Tuesday, July 27, 2010

Nature of Bias II

There is a distinction between morality and ethics. And that distinction is not quite dictionary simplistic.

We find that the Latin word mōrālis relates to individual manners. Moral virtue is a middle way between two vices, the one of excess, the other of deficiency. Moral is the middle way. Moral is a personal value system; our decision mechanism regarding personal actions.

Ethics or Latin ethicus is of character, culture, and custom. These are the cultural and collective principles which govern right and wrong within a tribe, village, city, state, &c. Ethics are a social value system; the decision mechanism of the governing regarding actions that effect the governed.

It seems what you do which benefits self is moral and what we do collectively that benefits others is ethical.

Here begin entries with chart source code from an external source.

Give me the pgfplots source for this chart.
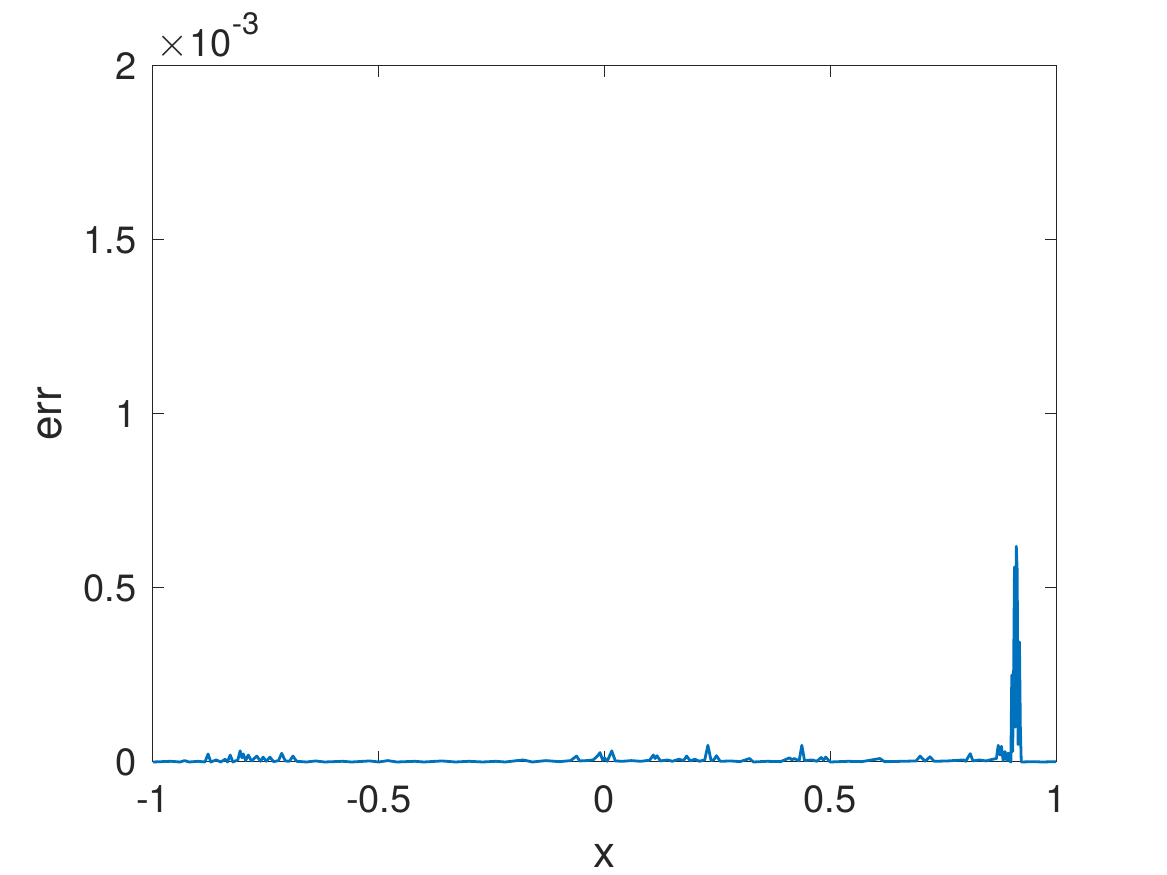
\documentclass[border=0pt]{standalone}
\usepackage{pgfplots}
\pgfplotsset{compat=1.18}
\usepackage{fontspec}
\setmainfont{TeX Gyre Heros}
\definecolor{mblue}{HTML}{0072BD}
\definecolor{axgray}{HTML}{262626}

\pgfplotstableread{
x y
-1.000 0
-0.960 0.002
-0.940 0
-0.930 0.004
-0.920 0
-0.900 0.002
-0.885 0
-0.878 0.023
-0.872 0
-0.860 0.006
-0.850 0
-0.840 0.008
-0.835 0
-0.829 0.020
-0.823 0
-0.812 0.006
-0.807 0.032
-0.803 0.012
-0.800 0.023
-0.795 0.004
-0.789 0.020
-0.782 0.003
-0.770 0.017
-0.762 0.002
-0.756 0.014
-0.749 0.002
-0.741 0.014
-0.733 0.001
-0.722 0.004
-0.715 0.025
-0.707 0.003
-0.698 0.002
-0.690 0.017
-0.682 0.002
-0.660 0
-0.640 0.003
-0.620 0
-0.580 0.002
-0.560 0
-0.520 0.003
-0.500 0
-0.480 0.004
-0.460 0
-0.420 0.002
-0.400 0
-0.360 0.003
-0.330 0
-0.300 0.002
-0.270 0
-0.240 0.002
-0.220 0
-0.180 0.006
-0.160 0
-0.130 0.004
-0.100 0.001
-0.075 0.004
-0.062 0.017
-0.055 0.003
-0.040 0.004
-0.025 0.006
-0.015 0.018
-0.010 0.027
-0.004 0.005
0.000 0.012
0.006 0.002
0.016 0.032
0.024 0.003
0.040 0.002
0.060 0.004
0.080 0.002
0.100 0.005
0.108 0.020
0.112 0.010
0.116 0.018
0.124 0.003
0.140 0.006
0.150 0.002
0.165 0.008
0.175 0.004
0.182 0.017
0.190 0.003
0.200 0.008
0.210 0.002
0.222 0.006
0.229 0.048
0.236 0.004
0.242 0.006
0.248 0.018
0.256 0.002
0.280 0.003
0.300 0.001
0.321 0.010
0.330 0
0.360 0.002
0.390 0.001
0.410 0.012
0.415 0.006
0.420 0.010
0.431 0.003
0.437 0.048
0.443 0.004
0.460 0.006
0.470 0.002
0.480 0.013
0.485 0.005
0.490 0.014
0.500 0
0.540 0.002
0.570 0.001
0.610 0.010
0.620 0.001
0.660 0.002
0.690 0.003
0.699 0.017
0.710 0.002
0.721 0.015
0.730 0.002
0.760 0.003
0.795 0.006
0.800 0.002
0.810 0.024
0.816 0.003
0.830 0.006
0.845 0.003
0.860 0.008
0.868 0.010
0.872 0.048
0.876 0.020
0.879 0.045
0.883 0.004
0.887 0.030
0.891 0.004
0.894 0.026
0.898 0.002
0.900 0
0.902 0.250
0.904 0.030
0.906 0.240
0.908 0.560
0.910 0.100
0.912 0.620
0.914 0.550
0.916 0.050
0.918 0.200
0.919 0.345
0.921 0.100
0.923 0
0.950 0.001
0.970 0
1.000 0.001
}\errdata

\begin{document}
\begin{tikzpicture}[x=1bp,y=1bp]
\path[use as bounding box] (-76.5,-56.5) rectangle (507,381);
\begin{axis}[
  at={(0,0)}, anchor=south west,
  scale only axis,
  width=451.5bp, height=348bp,
  xmin=-1, xmax=1, ymin=0, ymax=2,
  axis line style={axgray, line width=0.5bp},
  every tick/.style={axgray, line width=0.5bp},
  major tick length=5.5bp,
  tick align=inside,
  xtick={-1,-0.5,0,0.5,1},
  xticklabels={-1,-0.5,0,0.5,1},
  ytick={0,0.5,1,1.5,2},
  yticklabels={0,0.5,1,1.5,2},
  xticklabel style={font=\fontsize{19bp}{22bp}\selectfont, text=axgray, anchor=base, inner sep=0pt, yshift=-25.5bp},
  yticklabel style={font=\fontsize{19bp}{22bp}\selectfont, text=axgray, anchor=east, inner sep=0pt, xshift=-8bp},
  xlabel={x},
  ylabel={err},
  xlabel style={font=\fontsize{22bp}{26bp}\selectfont, text=axgray, at={(axis description cs:0.5,-0.1509)}, anchor=base, inner sep=0pt},
  ylabel style={font=\fontsize{22bp}{26bp}\selectfont, text=axgray, at={(axis description cs:-0.1008,0.5)}, anchor=base, inner sep=0pt},
  clip=false,
]
\addplot[mblue, line width=1.4bp, line join=round] table[x=x,y=y] {\errdata};
\node[anchor=base west, inner sep=0pt, text=axgray, font=\fontsize{19bp}{22bp}\selectfont]
  at (rel axis cs:0,1) [xshift=1.5bp, yshift=4.5bp] {{\fontsize{21bp}{24bp}\selectfont$\times$}\kern0.5bp 10\raisebox{11bp}{\fontsize{15.5bp}{18bp}\selectfont -3}};
\end{axis}
\end{tikzpicture}
\end{document}
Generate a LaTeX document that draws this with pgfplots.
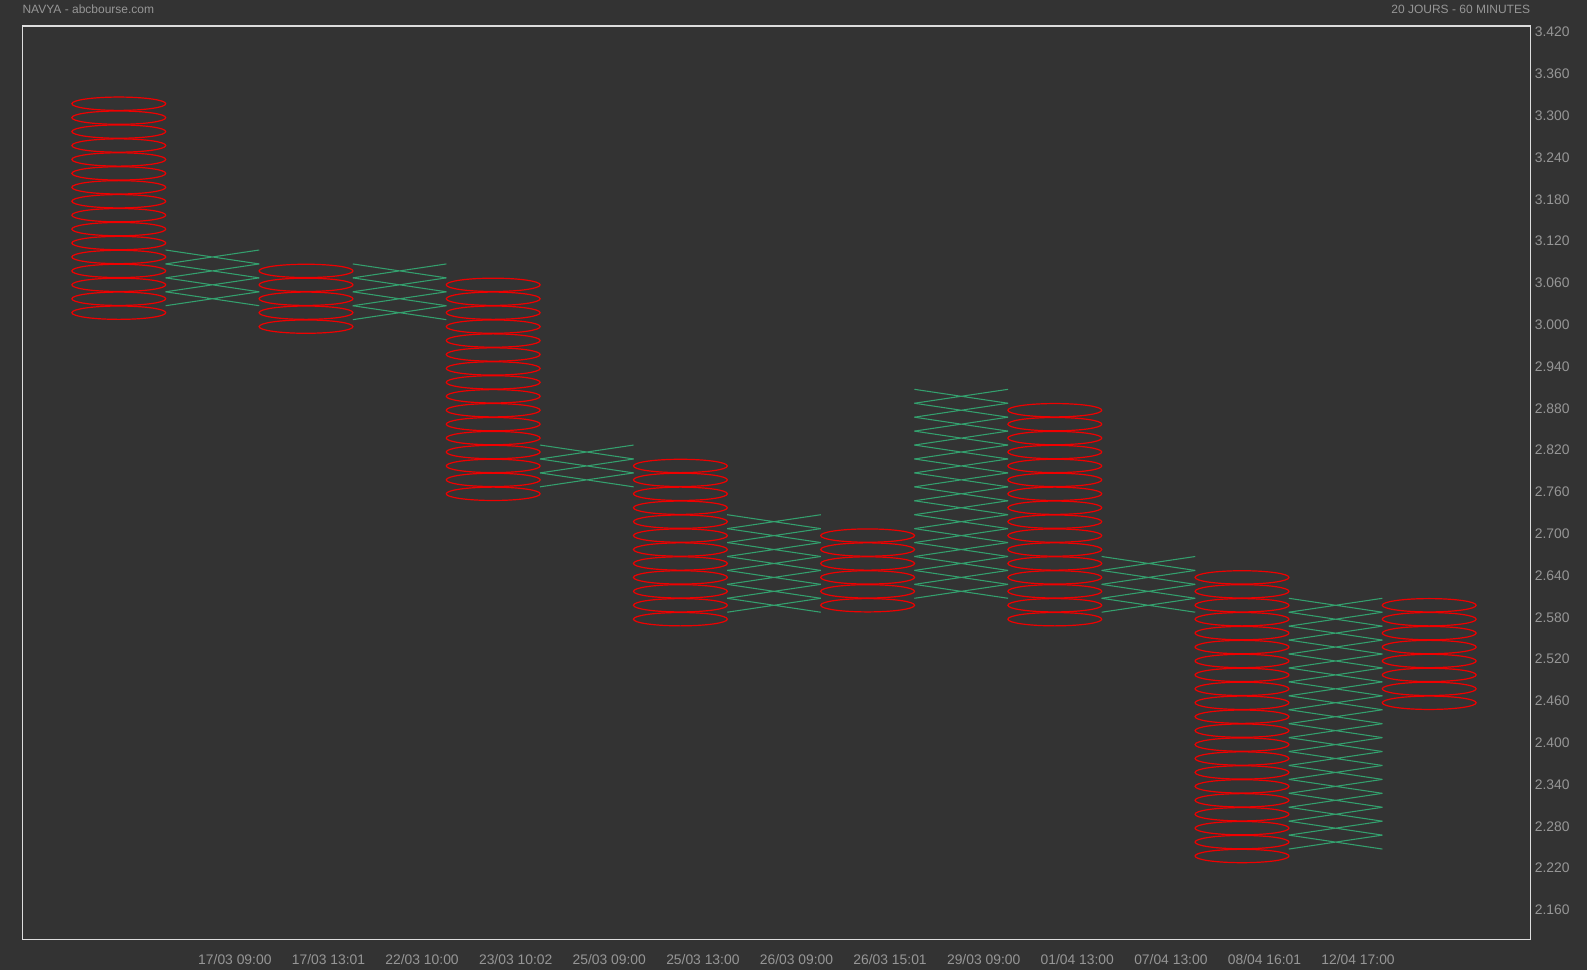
\documentclass[border=0pt]{standalone}
\usepackage{fontspec}
\setmainfont{Liberation Sans}
\usepackage{pgfplots}
\pgfplotsset{compat=1.18}
\definecolor{bgcol}{RGB}{51,51,51}
\definecolor{framecol}{RGB}{222,222,222}
\definecolor{txtcol}{RGB}{150,150,150}
\definecolor{ocol}{RGB}{240,0,0}
\definecolor{xcol}{RGB}{52,160,110}
\pgfdeclareplotmark{pfO}{%
  \pgfpathellipse{\pgfpointorigin}{\pgfqpoint{35.2pt}{0pt}}{\pgfqpoint{0pt}{5.0pt}}%
  \pgfusepathqstroke}
\pgfdeclareplotmark{pfX}{%
  \pgfpathmoveto{\pgfqpoint{-35.1pt}{-5.22pt}}\pgfpathlineto{\pgfqpoint{35.1pt}{5.22pt}}%
  \pgfpathmoveto{\pgfqpoint{-35.1pt}{5.22pt}}\pgfpathlineto{\pgfqpoint{35.1pt}{-5.22pt}}%
  \pgfusepathqstroke}
\begin{document}
\begin{tikzpicture}
\path[use as bounding box, fill=bgcol] (0,0) rectangle (1190.25pt,727.5pt);
\begin{axis}[
  at={(16.73pt,23pt)}, anchor=south west,
  scale only axis, width=1131pt, height=685pt,
  xmin=-0.031, xmax=16.08, ymin=2.1204, ymax=3.4316,
  clip=false,
  axis line style={draw=framecol, line width=0.9pt},
  major tick length=0pt,
  tick style={draw=none},
  xtick pos=bottom, ytick pos=right, yticklabel pos=right,
  xtick={2.24,3.24,4.24,5.24,6.24,7.24,8.24,9.24,10.24,11.24,12.24,13.24,14.24},
  xticklabels={17/03 09:00,17/03 13:01,22/03 10:00,23/03 10:02,25/03 09:00,25/03 13:00,26/03 09:00,26/03 15:01,29/03 09:00,01/04 13:00,07/04 13:00,08/04 16:01,12/04 17:00},
  ytick={2.16,2.22,2.28,2.34,2.40,2.46,2.52,2.58,2.64,2.70,2.76,2.82,2.88,2.94,3.00,3.06,3.12,3.18,3.24,3.30,3.36,3.42},
  yticklabels={2.160,2.220,2.280,2.340,2.400,2.460,2.520,2.580,2.640,2.700,2.760,2.820,2.880,2.940,3.000,3.060,3.120,3.180,3.240,3.300,3.360,3.420},
  xticklabel style={font=\fontsize{10.4}{12}\selectfont, text=txtcol, anchor=base, inner sep=0pt, yshift=-18.5pt},
  yticklabel style={font=\fontsize{10.4}{12}\selectfont, text=txtcol, anchor=west, inner sep=0pt, xshift=3.2pt, yshift=1.4pt},
]
% O columns
\addplot[only marks, mark=pfO, color=ocol, mark options={line width=0.9pt}] coordinates {
(1,3.02)(1,3.04)(1,3.06)(1,3.08)(1,3.10)(1,3.12)(1,3.14)(1,3.16)(1,3.18)(1,3.20)(1,3.22)(1,3.24)(1,3.26)(1,3.28)(1,3.30)(1,3.32)
(3,3.00)(3,3.02)(3,3.04)(3,3.06)(3,3.08)
(5,2.76)(5,2.78)(5,2.80)(5,2.82)(5,2.84)(5,2.86)(5,2.88)(5,2.90)(5,2.92)(5,2.94)(5,2.96)(5,2.98)(5,3.00)(5,3.02)(5,3.04)(5,3.06)
(7,2.58)(7,2.60)(7,2.62)(7,2.64)(7,2.66)(7,2.68)(7,2.70)(7,2.72)(7,2.74)(7,2.76)(7,2.78)(7,2.80)
(9,2.60)(9,2.62)(9,2.64)(9,2.66)(9,2.68)(9,2.70)
(11,2.58)(11,2.60)(11,2.62)(11,2.64)(11,2.66)(11,2.68)(11,2.70)(11,2.72)(11,2.74)(11,2.76)(11,2.78)(11,2.80)(11,2.82)(11,2.84)(11,2.86)(11,2.88)
(13,2.24)(13,2.26)(13,2.28)(13,2.30)(13,2.32)(13,2.34)(13,2.36)(13,2.38)(13,2.40)(13,2.42)(13,2.44)(13,2.46)(13,2.48)(13,2.50)(13,2.52)(13,2.54)(13,2.56)(13,2.58)(13,2.60)(13,2.62)(13,2.64)
(15,2.46)(15,2.48)(15,2.50)(15,2.52)(15,2.54)(15,2.56)(15,2.58)(15,2.60)
};
% X columns
\addplot[only marks, mark=pfX, color=xcol, mark options={line width=0.8pt}] coordinates {
(2,3.04)(2,3.06)(2,3.08)(2,3.10)
(4,3.02)(4,3.04)(4,3.06)(4,3.08)
(6,2.78)(6,2.80)(6,2.82)
(8,2.60)(8,2.62)(8,2.64)(8,2.66)(8,2.68)(8,2.70)(8,2.72)
(10,2.62)(10,2.64)(10,2.66)(10,2.68)(10,2.70)(10,2.72)(10,2.74)(10,2.76)(10,2.78)(10,2.80)(10,2.82)(10,2.84)(10,2.86)(10,2.88)(10,2.90)
(12,2.60)(12,2.62)(12,2.64)(12,2.66)
(14,2.26)(14,2.28)(14,2.30)(14,2.32)(14,2.34)(14,2.36)(14,2.38)(14,2.40)(14,2.42)(14,2.44)(14,2.46)(14,2.48)(14,2.50)(14,2.52)(14,2.54)(14,2.56)(14,2.58)(14,2.60)
};
\node[anchor=west, inner sep=0pt, text=txtcol, font=\fontsize{9}{11}\selectfont, yshift=12.75pt] at (rel axis cs:0,1) {NAVYA - abcbourse.com};
\node[anchor=east, inner sep=0pt, text=txtcol, font=\fontsize{9}{11}\selectfont, yshift=12.75pt] at (rel axis cs:1,1) {20 JOURS - 60 MINUTES};
\end{axis}
\end{tikzpicture}
\end{document}
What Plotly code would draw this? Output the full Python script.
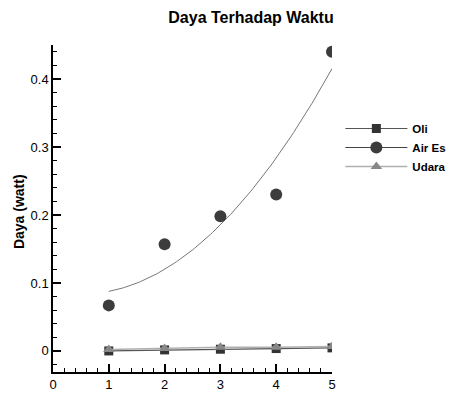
import numpy as np
import plotly.graph_objects as go

x = [1, 2, 3, 4, 5]
oli = [0.0, 0.0015, 0.0025, 0.0035, 0.0045]
air_es = [0.067, 0.157, 0.198, 0.230, 0.440]
udara = [0.002, 0.0035, 0.0055, 0.0055, 0.0065]

title = "Daya Terhadap Waktu"
y_title = "Daya (watt)"

coef = np.polyfit(x, air_es, 2)
xf = np.linspace(1, 5, 100)
yf = np.polyval(coef, xf)

fig = go.Figure()
fig.add_trace(go.Scatter(x=xf, y=yf, mode="lines", line=dict(color="#777777", width=1),
                         showlegend=False, hoverinfo="skip"))
fig.add_trace(go.Scatter(x=x, y=oli, mode="lines+markers", name="Oli",
                         line=dict(color="#555555", width=1.2),
                         marker=dict(symbol="square", size=9, color="#333333"), showlegend=False))
fig.add_trace(go.Scatter(x=x, y=udara, mode="lines+markers", name="Udara",
                         line=dict(color="#b0b0b0", width=1.5),
                         marker=dict(symbol="triangle-up", size=10, color="#888888"), showlegend=False))
fig.add_trace(go.Scatter(x=x, y=air_es, mode="markers", name="Air Es",
                         marker=dict(symbol="circle", size=12, color="#3c3c3c"), showlegend=False))
# legend entries
fig.add_trace(go.Scatter(x=[None], y=[None], mode="lines+markers", name="<b>Oli</b>",
                         line=dict(color="#555555", width=1.2),
                         marker=dict(symbol="square", size=9, color="#333333")))
fig.add_trace(go.Scatter(x=[None], y=[None], mode="lines+markers", name="<b>Air Es</b>",
                         line=dict(color="#444444", width=1.2),
                         marker=dict(symbol="circle", size=12, color="#3c3c3c")))
fig.add_trace(go.Scatter(x=[None], y=[None], mode="lines+markers", name="<b>Udara</b>",
                         line=dict(color="#b0b0b0", width=1.5),
                         marker=dict(symbol="triangle-up", size=10, color="#888888")))

font = "Liberation Sans, Arial, sans-serif"
fig.update_layout(
    width=449, height=395,
    margin=dict(l=53, r=117, t=45, b=23, autoexpand=False),
    paper_bgcolor="white", plot_bgcolor="white",
    font=dict(family=font, size=12, color="black"),
    title=dict(text="<b>" + title + "</b>", x=251/449, xanchor="center", y=1-17/395, yanchor="middle",
               font=dict(size=16, family=font, color="black")),
    legend=dict(x=1.03, y=0.789, xanchor="left", yanchor="top", itemwidth=62,
                font=dict(size=11.5, family=font, color="black"), tracegroupgap=0,
                bgcolor="rgba(0,0,0,0)"),
    showlegend=True,
    annotations=[dict(text="<b>" + y_title + "</b>", xref="paper", yref="paper",
                      x=-34/279, y=0.489, textangle=-90, showarrow=False,
                      xanchor="center", yanchor="middle", font=dict(size=14, family=font, color="black"))],
)
fig.update_xaxes(range=[0, 5], showgrid=False, zeroline=False, showline=True, linecolor="black", linewidth=1.5,
                 ticks="inside", ticklen=8, tickwidth=1.5, tickcolor="black", dtick=1, tick0=0,
                 minor=dict(ticks="inside", ticklen=4, dtick=0.2, tick0=0, tickcolor="black", tickwidth=1),
                 tickfont=dict(size=13), automargin=False)
fig.update_yaxes(range=[-0.031, 0.45], showgrid=False, zeroline=False, showline=True, linecolor="black", linewidth=1.5,
                 ticks="inside", ticklen=8, tickwidth=1.5, tickcolor="black", dtick=0.1, tick0=0,
                 minor=dict(ticks="inside", ticklen=4, dtick=0.02, tick0=0, tickcolor="black", tickwidth=1),
                 tickfont=dict(size=13), automargin=False)
fig.write_html("out.html", config={"displayModeBar": False},
               post_script="document.body.style.margin='0px';document.body.style.overflow='hidden';")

What you do individually that benefits others is called charity.

Now, back to the case presented yesterday.

What if the cheater had converted - no to being a born-againer - to a branch of Islam that requires him to pay half of the difference to the wronged individual? A bit of quick math would show the difference as $135K -$70K = $65K. Half of that is $32.5K so the wronged individual would now have an income of $102.5K and the cheater $102.5K. Does this make everything right? (the answer was often presented as "no.")

But clearly, both received equal compensation. In a biased point of view, the tort is not the issue; the religion is the issue. Do you see how bias plays a part?

It seems that, in the absence of born-again conversion, the cheater must be punished. In the presence of born-again status, all is forgiven forthwith. This is classical dualism.

But did the cheater benefit himself and therefore commit a moral act? Some republicans would say: "All is fair in love, war, and business."

Buddhism advocates the abandonment of dualism. The cheater is neither wrong nor right. He is just a cheater and he will pay the price in his own karma with which we need not be overly concerned. The wronged is worthy of compassion but not necessarily compensation. Life is suffering. He who was wronged is actually fortunate - for he has the opportunity to show compassion toward the cheater. The cheater carries the burden of his agency and will be reborn into this place of shadow and light (Buddhist concept of hell) to again suffer. In turning the wheel of dharma there is no end - until the realization that desire alone turns the wheel. And, an amplification of desire called greed keeps the wheel of dharma lubricated.

But for karma to work and the wheel of dharma to turn, a transmigration across the death barrier is necessary? Can such transmigrations exist? You decide. To me, the question is irrelivant.